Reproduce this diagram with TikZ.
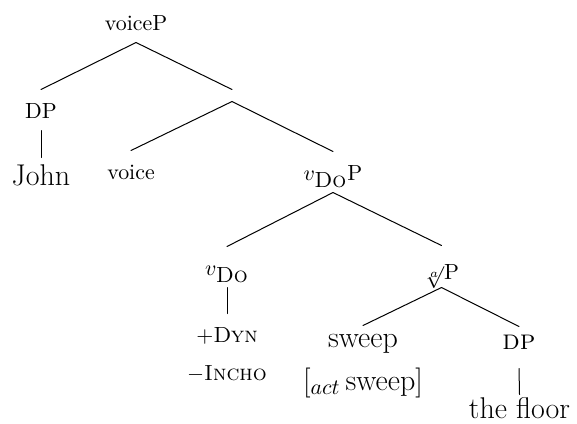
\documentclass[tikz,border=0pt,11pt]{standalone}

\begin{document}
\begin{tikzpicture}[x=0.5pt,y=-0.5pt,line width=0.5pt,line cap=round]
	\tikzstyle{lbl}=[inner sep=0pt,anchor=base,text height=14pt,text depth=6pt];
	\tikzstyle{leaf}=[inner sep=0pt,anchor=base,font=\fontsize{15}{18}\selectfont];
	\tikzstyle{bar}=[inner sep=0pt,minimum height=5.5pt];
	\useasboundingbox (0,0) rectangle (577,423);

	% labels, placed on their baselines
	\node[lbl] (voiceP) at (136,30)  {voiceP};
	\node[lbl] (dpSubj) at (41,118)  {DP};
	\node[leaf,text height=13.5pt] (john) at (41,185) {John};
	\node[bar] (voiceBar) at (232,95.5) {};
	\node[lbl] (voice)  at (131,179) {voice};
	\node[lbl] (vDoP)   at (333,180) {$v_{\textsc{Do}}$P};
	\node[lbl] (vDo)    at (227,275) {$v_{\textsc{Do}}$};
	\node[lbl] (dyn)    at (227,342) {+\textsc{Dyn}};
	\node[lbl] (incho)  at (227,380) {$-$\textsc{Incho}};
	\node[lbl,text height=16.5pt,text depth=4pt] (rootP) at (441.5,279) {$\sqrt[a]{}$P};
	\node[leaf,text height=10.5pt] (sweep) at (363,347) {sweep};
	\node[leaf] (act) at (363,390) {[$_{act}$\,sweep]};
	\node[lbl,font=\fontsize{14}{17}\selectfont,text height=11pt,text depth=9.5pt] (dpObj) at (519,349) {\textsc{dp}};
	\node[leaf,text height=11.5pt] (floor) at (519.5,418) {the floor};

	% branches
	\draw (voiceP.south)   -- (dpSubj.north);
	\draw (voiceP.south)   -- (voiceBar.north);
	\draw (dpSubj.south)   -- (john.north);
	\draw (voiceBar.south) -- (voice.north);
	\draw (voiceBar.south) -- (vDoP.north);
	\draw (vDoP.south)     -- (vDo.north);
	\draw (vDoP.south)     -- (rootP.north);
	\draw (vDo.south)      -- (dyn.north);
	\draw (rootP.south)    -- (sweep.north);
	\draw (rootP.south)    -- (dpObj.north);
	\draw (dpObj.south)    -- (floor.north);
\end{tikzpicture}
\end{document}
---
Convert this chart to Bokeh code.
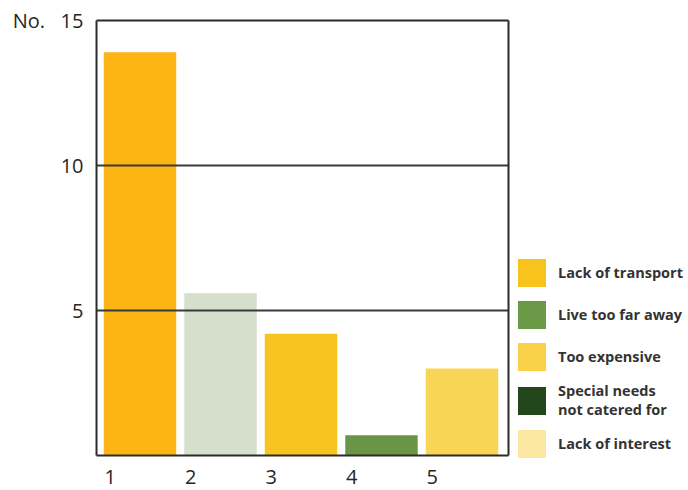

§ **YOUR OBJECTIVE**: Gather from the records above every line containing the string "this".

§ **EXERCISE OUTPUT**:
Reproduce this diagram with TikZ.
Convert this chart to Bokeh code.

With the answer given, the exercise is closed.